JymKit: A Lightweight Utility Library for JAX-based RL Projects¤

JymKit lets you

🕹️ Import your favourite environments from various libraries with a single API and automatically wrap them to a common standard.
🚀 Bootstrap new JAX RL projects with a single CLI command and get started instantly with a complete codebase.
🤖 JymKit comes equiped with standard general RL implementations based on a near-single-file philosophy. You can either import these as off-the-shelf algorithms or copy over the code and tweak them for your problem. These algorithms follow the ideas of PureJaxRL for extremely fast end-to-end RL training in JAX.

📖 More details over at the Documentation

🚀 Getting started¤

JymKit lets you bootstrap your new reinforcement learning projects directly from the command line. As such, for new projects, the easiest way to get started is via uv:

uvx jymkit <projectname>
uv run example_train.py

# ... or via pipx
pipx run jymkit <projectname>
# activate a virtual environment in your preferred way, e.g. conda
python example_train.py

This will set up a Python project folder structure with (optionally) an environment template and (optionally) algorithm code for you to tailor to your problem.

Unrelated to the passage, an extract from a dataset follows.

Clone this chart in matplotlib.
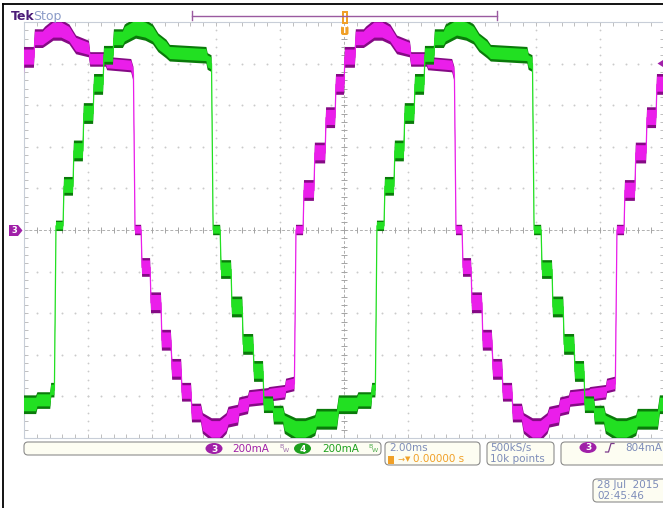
import numpy as np
import matplotlib
matplotlib.use("Agg")
import matplotlib.pyplot as plt
from matplotlib.patches import FancyBboxPatch, Ellipse, Polygon, Rectangle

# ---------------- data (read from the screen) ----------------
# time in ms, current in A; one period of each trace, measured from its rising edge
period_ms = 10.03
mag_t0 = -1.50     # rising zero crossing of CH3
grn_t0 = -9.00     # rising zero crossing of CH4

mag_t = [0.00, 0.22, 0.25, 0.56, 0.59, 0.91, 0.94, 1.22, 1.25, 1.50, 1.53, 1.84, 1.87, 2.12,
         2.19, 2.45, 2.70, 2.95, 3.16, 3.56, 3.60, 4.09, 4.13, 4.88, 4.95,
         5.00, 5.19, 5.22, 5.47, 5.50, 5.81, 5.84, 6.12, 6.16, 6.44, 6.47, 6.75, 6.78, 7.06,
         7.12, 7.40, 7.65, 7.86, 7.92, 8.22, 8.26, 8.53, 8.57, 9.16, 9.20, 9.69, 9.72, 9.98]
mag_v = [0.00, 0.00, 0.19, 0.19, 0.37, 0.37, 0.54, 0.54, 0.70, 0.70, 0.83, 0.83, 0.92, 0.92,
         0.93, 0.96, 0.96, 0.94, 0.89, 0.87, 0.82, 0.82, 0.80, 0.79, 0.75,
         0.00, 0.00, -0.18, -0.18, -0.35, -0.35, -0.53, -0.53, -0.67, -0.67, -0.78, -0.78, -0.88, -0.88,
         -0.93, -0.96, -0.96, -0.93, -0.90, -0.89, -0.85, -0.84, -0.81, -0.80, -0.79, -0.78, -0.75, -0.74]
mag_noise = [0.025, 0.025, 0.05, 0.05, 0.05, 0.05, 0.05, 0.05, 0.05, 0.05, 0.05, 0.05, 0.045, 0.045,
             0.048, 0.05, 0.05, 0.048, 0.045, 0.04, 0.035, 0.035, 0.032, 0.032, 0.035,
             0.025, 0.025, 0.045, 0.045, 0.05, 0.05, 0.05, 0.05, 0.05, 0.05, 0.045, 0.045, 0.045, 0.045,
             0.05, 0.055, 0.055, 0.05, 0.05, 0.05, 0.045, 0.045, 0.04, 0.04, 0.035, 0.035, 0.035, 0.035]

grn_t = [0.00, 0.22, 0.25, 0.53, 0.56, 0.84, 0.87, 1.16, 1.19, 1.47, 1.50, 1.78, 1.81, 2.09,
         2.15, 2.50, 2.80, 3.03, 3.20, 3.45, 3.56, 4.70, 4.74, 4.86,
         4.91, 5.13, 5.16, 5.47, 5.50, 5.82, 5.85, 6.16, 6.19, 6.47, 6.50, 6.78, 6.81, 7.10,
         7.15, 7.50, 7.80, 8.10, 8.15, 8.78, 8.84, 9.41, 9.45, 9.85, 9.88, 9.98]
grn_v = [0.02, 0.02, 0.21, 0.21, 0.38, 0.38, 0.56, 0.56, 0.70, 0.70, 0.84, 0.84, 0.92, 0.92,
         0.94, 0.97, 0.96, 0.94, 0.90, 0.87, 0.85, 0.84, 0.81, 0.80,
         0.00, 0.00, -0.19, -0.19, -0.37, -0.37, -0.55, -0.55, -0.68, -0.68, -0.84, -0.84, -0.89, -0.89,
         -0.93, -0.96, -0.96, -0.94, -0.91, -0.91, -0.84, -0.84, -0.82, -0.82, -0.77, -0.77]
grn_noise = [0.025, 0.025, 0.045, 0.045, 0.05, 0.05, 0.05, 0.05, 0.05, 0.05, 0.045, 0.045, 0.045, 0.045,
             0.048, 0.05, 0.05, 0.048, 0.045, 0.045, 0.04, 0.04, 0.04, 0.04,
             0.025, 0.025, 0.045, 0.045, 0.05, 0.05, 0.05, 0.05, 0.05, 0.05, 0.04, 0.04, 0.045, 0.045,
             0.05, 0.055, 0.055, 0.05, 0.05, 0.05, 0.045, 0.045, 0.04, 0.04, 0.035, 0.035]

ch3_label, ch4_label = "200mA", "200mA"
timebase = "2.00ms"
trig_pos = "0.00000 s"
rate_lines = ["500kS/s", "10k points"]
trig_level = "804mA"
date_lines = ["28 Jul  2015", "02:45:46"]

# ---------------- figure ----------------
W, H = 663, 508
fig = plt.figure(figsize=(W / 100, H / 100), dpi=100)
fig.patch.set_facecolor("white")

ax = fig.add_axes([24 / W, (H - 438) / H, 640 / W, 416 / H])
ax.set_xlim(-10, 10)
ax.set_ylim(-1, 1)
ax.set_facecolor("white")

# graticule
minor_x = np.arange(-10, 10.001, 0.4)
minor_y = np.arange(-1, 1.001, 0.04)
gcol = "#cacaca"
for xv in [-8, -6, -4, -2, 2, 4, 6, 8]:
    ax.plot(np.full(minor_y.size, xv), minor_y, ls="none", marker="o", ms=1.3,
            mec="none", color=gcol, zorder=1)
for yv in [-0.8, -0.6, -0.4, -0.2, 0.2, 0.4, 0.6, 0.8]:
    ax.plot(minor_x, np.full(minor_x.size, yv), ls="none", marker="o", ms=1.4,
            mec="none", color=gcol, zorder=1)
ax.axhline(0, color="#b0b0b0", lw=0.7, ls=(0, (3, 2)), zorder=1)
ax.axvline(0, color="#b0b0b0", lw=0.7, ls=(0, (3, 2)), zorder=1)
ax.plot(minor_x, np.zeros(minor_x.size), ls="none", marker="|", ms=4, mew=0.7,
        color="#a4a4a4", zorder=1)
ax.plot(np.zeros(minor_y.size), minor_y, ls="none", marker="_", ms=5, mew=0.7,
        color="#a4a4a4", zorder=1)
ax.set_xticks(minor_x)
ax.set_yticks(minor_y)
ax.tick_params(direction="in", length=3, width=0.6, color="#b4b4b4",
               top=True, right=True, labelbottom=False, labelleft=False)
for s in ax.spines.values():
    s.set_color("#c8ced8")
    s.set_linewidth(0.8)


def draw_trace(tp, vp, np_, t0, bright, dark):
    tp, vp, np_ = np.array(tp), np.array(vp), np.array(np_)
    t = np.concatenate([t0 + k * period_ms + tp for k in range(-2, 3)])
    v = np.tile(vp, 5)
    n = np.tile(np_, 5)
    ax.fill_between(t, v - n, v + n, color=dark, lw=0, zorder=3)
    ax.fill_between(t, v - 0.7 * n, v + 0.75 * n, color=bright, lw=0, zorder=3)
    ax.plot(t, v, color=bright, lw=0.9, zorder=3)


draw_trace(mag_t, mag_v, mag_noise, mag_t0, "#ea1eea", "#850a85")
draw_trace(grn_t, grn_v, grn_noise, grn_t0, "#22e022", "#0a7a0a")

# ---------------- overlay (pixel coordinates) ----------------
ov = fig.add_axes([0, 0, 1, 1])
ov.set_xlim(0, W)
ov.set_ylim(H, 0)
ov.axis("off")
ov.patch.set_alpha(0)

ov.plot([3, 663], [4, 4], color="black", lw=1.3)
ov.plot([3, 3], [4, 508], color="black", lw=1.3)

ov.text(11, 16.5, "Tek", fontsize=9, fontweight="bold", color="#4b1c78", va="center")
ov.text(33, 16.5, "Stop", fontsize=9, color="#8c9cc8", va="center")

bar = "#9a5aa0"
ov.plot([192, 497], [15.5, 15.5], color=bar, lw=1)
ov.plot([192, 192], [11, 20], color=bar, lw=1)
ov.plot([497, 497], [11, 20], color=bar, lw=1)

orange = "#f0a028"
ov.add_patch(Rectangle((342, 11), 5.5, 13, fc=orange, ec="none"))
ov.add_patch(Rectangle((343.8, 13), 1.8, 9, fc="white", ec="none"))
ov.add_patch(FancyBboxPatch((341, 26), 7.5, 9, boxstyle="round,pad=0,rounding_size=2",
                            fc=orange, ec="none"))
ov.text(344.8, 30.8, "T", fontsize=5.5, fontweight="bold", color="white",
        ha="center", va="center")

purple = "#a020a8"
ov.add_patch(Polygon([(9, 225), (18, 225), (22.5, 230.5), (18, 236), (9, 236)],
                     closed=True, fc=purple, ec="none"))
ov.text(14.5, 230.8, "3", fontsize=6, fontweight="bold", color="white", ha="center", va="center")
ov.add_patch(Polygon([(657.5, 63.5), (663, 60), (663, 67)], closed=True, fc=purple, ec="none"))

# status boxes
def box(x, y, w, h):
    ov.add_patch(FancyBboxPatch((x, y), w, h, boxstyle="round,pad=0,rounding_size=4",
                                fc="#fdfdf2", ec="#8c8c8c", lw=0.8))

box(24, 442, 357, 13)
box(385, 442, 95, 23)
box(487, 442, 67, 23)
box(561, 442, 110, 23)
box(593, 479, 80, 23)

green = "#1ea01e"
ov.add_patch(Ellipse((214, 448.5), 17, 11, fc=purple, ec="none"))
ov.text(214, 449, "3", fontsize=6.5, fontweight="bold", color="white", ha="center", va="center")
ov.text(232, 449, ch3_label, fontsize=7.5, color=purple, va="center")
ov.text(279.5, 446, "B", fontsize=4.5, color="#9a6aa8", va="center")
ov.text(283, 451, "W", fontsize=4.5, color="#9a6aa8", va="center")
ov.add_patch(Ellipse((302.5, 448.5), 17, 11, fc=green, ec="none"))
ov.text(302.5, 449, "4", fontsize=6.5, fontweight="bold", color="white", ha="center", va="center")
ov.text(322, 449, ch4_label, fontsize=7.5, color=green, va="center")
ov.text(368.5, 446, "B", fontsize=4.5, color="#4aa84a", va="center")
ov.text(372, 451, "W", fontsize=4.5, color="#4aa84a", va="center")

blue = "#7d8cb9"
ov.text(389, 448, timebase, fontsize=7.5, color=blue, va="center")
ov.add_patch(Rectangle((387.5, 455.5), 6, 8, fc=orange, ec="none"))
ov.text(398, 459.5, "→", fontsize=6, color=orange, va="center")
ov.text(405, 459.5, "▼", fontsize=5, color=orange, va="center")
ov.text(413, 459.5, trig_pos, fontsize=7.5, color=orange, va="center")

ov.text(490, 448, rate_lines[0], fontsize=7.5, color=blue, va="center")
ov.text(490, 459.5, rate_lines[1], fontsize=7.5, color=blue, va="center")

ov.add_patch(Ellipse((588, 447.5), 17, 11, fc=purple, ec="none"))
ov.text(588, 448, "3", fontsize=6.5, fontweight="bold", color="white", ha="center", va="center")
ov.plot([605.5, 608.5, 611, 614], [452, 452, 443.5, 443.5], color="#7a3a8a", lw=0.9)
ov.text(625, 448, trig_level, fontsize=7.5, color=blue, va="center")

ov.text(597, 484.5, date_lines[0], fontsize=7.5, color=blue, va="center")
ov.text(597, 496, date_lines[1], fontsize=7.5, color=blue, va="center")

fig.savefig("out.png", dpi=100, facecolor="white")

For existing projects, you can simply install JymKit via pip and import the required functionality.

pip install jymkit

import jax
import jymkit as jym
from jymkit.algorithms import PPO

env = jym.make("CartPole")
env = jymkit.LogWrapper(env)
rng = jax.random.PRNGKey(0)
agent = PPO(total_timesteps=5e5, learning_rate=2.5e-3)
agent = agent.train(rng, env)

🏠 Environments¤

JymKit is not aimed at delivering a full environment suite. However, it does come equipped with a jym.make(...) command to import environments from existing suites (provided that these are installed) and wrap them appropriately to the JymKit API standard. For example, using environments from Gymnax:

import jymkit as jym
from jymkit.algorithms import PPO
import jax

env = jym.make("Breakout-MinAtar")
env = jym.FlattenObservationWrapper(env)
env = jym.LogWrapper(env)

agent = PPO(**some_good_hyperparameters)
agent = agent.train(jax.random.PRNGKey(0), env)

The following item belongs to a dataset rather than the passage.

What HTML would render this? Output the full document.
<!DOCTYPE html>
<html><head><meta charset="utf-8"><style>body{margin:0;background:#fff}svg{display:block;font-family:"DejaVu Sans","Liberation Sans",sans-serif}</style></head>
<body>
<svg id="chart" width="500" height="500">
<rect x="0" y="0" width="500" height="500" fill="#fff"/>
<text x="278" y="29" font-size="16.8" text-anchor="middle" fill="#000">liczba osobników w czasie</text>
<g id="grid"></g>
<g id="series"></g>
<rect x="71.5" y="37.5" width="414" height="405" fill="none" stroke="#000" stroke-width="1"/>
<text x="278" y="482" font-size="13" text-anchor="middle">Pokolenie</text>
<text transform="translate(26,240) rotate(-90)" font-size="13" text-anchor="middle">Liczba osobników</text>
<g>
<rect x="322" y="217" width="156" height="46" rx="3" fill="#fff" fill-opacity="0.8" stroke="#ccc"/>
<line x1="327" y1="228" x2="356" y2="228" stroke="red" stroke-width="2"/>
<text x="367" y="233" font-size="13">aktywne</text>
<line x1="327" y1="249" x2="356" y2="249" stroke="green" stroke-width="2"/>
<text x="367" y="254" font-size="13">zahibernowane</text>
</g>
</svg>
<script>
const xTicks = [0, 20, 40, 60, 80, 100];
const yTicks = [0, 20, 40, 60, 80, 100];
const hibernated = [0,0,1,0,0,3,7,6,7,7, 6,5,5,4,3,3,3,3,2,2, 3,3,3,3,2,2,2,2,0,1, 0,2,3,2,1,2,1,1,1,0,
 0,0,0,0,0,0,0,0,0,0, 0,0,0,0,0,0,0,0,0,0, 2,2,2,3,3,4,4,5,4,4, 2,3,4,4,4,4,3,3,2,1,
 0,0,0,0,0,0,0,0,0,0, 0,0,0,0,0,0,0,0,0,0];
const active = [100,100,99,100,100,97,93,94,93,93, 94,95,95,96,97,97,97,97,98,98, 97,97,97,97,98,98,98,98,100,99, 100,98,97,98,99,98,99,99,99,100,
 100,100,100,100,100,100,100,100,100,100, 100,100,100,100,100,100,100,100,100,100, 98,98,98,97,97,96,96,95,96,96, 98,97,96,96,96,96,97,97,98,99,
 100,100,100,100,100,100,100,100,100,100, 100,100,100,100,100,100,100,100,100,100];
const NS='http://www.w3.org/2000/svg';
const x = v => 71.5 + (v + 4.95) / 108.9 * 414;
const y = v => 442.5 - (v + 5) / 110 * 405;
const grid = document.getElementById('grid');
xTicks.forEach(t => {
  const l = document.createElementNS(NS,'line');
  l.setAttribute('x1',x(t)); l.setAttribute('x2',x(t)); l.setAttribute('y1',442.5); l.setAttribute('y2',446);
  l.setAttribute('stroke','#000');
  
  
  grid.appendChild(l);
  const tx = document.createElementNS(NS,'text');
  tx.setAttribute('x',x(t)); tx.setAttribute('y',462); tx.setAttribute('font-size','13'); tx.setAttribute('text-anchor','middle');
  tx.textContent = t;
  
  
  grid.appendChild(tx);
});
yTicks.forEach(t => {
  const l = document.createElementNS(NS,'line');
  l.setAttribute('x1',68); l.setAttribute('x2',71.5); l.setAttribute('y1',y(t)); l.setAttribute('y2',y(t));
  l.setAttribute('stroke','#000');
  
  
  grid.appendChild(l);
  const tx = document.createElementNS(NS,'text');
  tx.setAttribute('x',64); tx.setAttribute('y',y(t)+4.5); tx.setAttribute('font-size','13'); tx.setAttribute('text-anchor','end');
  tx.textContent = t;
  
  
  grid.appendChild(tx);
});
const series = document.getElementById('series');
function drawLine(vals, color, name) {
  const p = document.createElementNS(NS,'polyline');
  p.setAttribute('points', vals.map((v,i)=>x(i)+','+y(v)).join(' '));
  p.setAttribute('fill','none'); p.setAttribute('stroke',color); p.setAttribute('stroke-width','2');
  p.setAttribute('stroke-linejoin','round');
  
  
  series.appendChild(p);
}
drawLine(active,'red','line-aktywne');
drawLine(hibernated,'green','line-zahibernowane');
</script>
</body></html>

# > Using an environment from Gymnax via gymnax.make(Breakout-MinAtar).
# > Wrapping Gymnax environment with GymnaxWrapper
# >  Disable this behavior by passing wrapper=False
# > Wrapping environment in VecEnvWrapper
# > ... training results

Info

For convenience, JymKit does include the 5 classic-control environments.

Info

Currently, importing from external libraries is possible for Gymnax and Brax. More are coming up!

Environment API¤

The JymKit API stays close to the somewhat established Gymnax API for the reset() and step() functions, but allows for truncated episodes in a manner closer to Gymnasium.

env = jym.make(...)

obs, env_state = env.reset(key) # <-- Mirroring Gymnax

# env.step(): Gymnasium Timestep tuple with state information
(obs, reward, terminated, truncated, info), env_state = env.step(key, state, action)

🤖 Algorithms¤

Algorithms in jymkit.algorithms are built following a near-single-file implementation philosophy in mind. In contrast to implementations in CleanRL or PureJaxRL, JymKit algorithms are built in Equinox and follow a class-based design with a familiar Stable-Baselines API.

Each algorithm supports both discrete- and continuous action/observation space -- adjusting based on the provided environment observation_space and action_space. Additionally, the implementations support multi-agent environments out of the box.

from jymkit.algorithms import PPO
import jax

env = ...
agent = PPO(**some_good_hyperparameters)
agent = agent.train(jax.random.PRNGKey(0), env)

Info

Currently, only a PPO implementation is implemented. More will be included in the near future. However, the current goal is not to include as many algorithms as possible.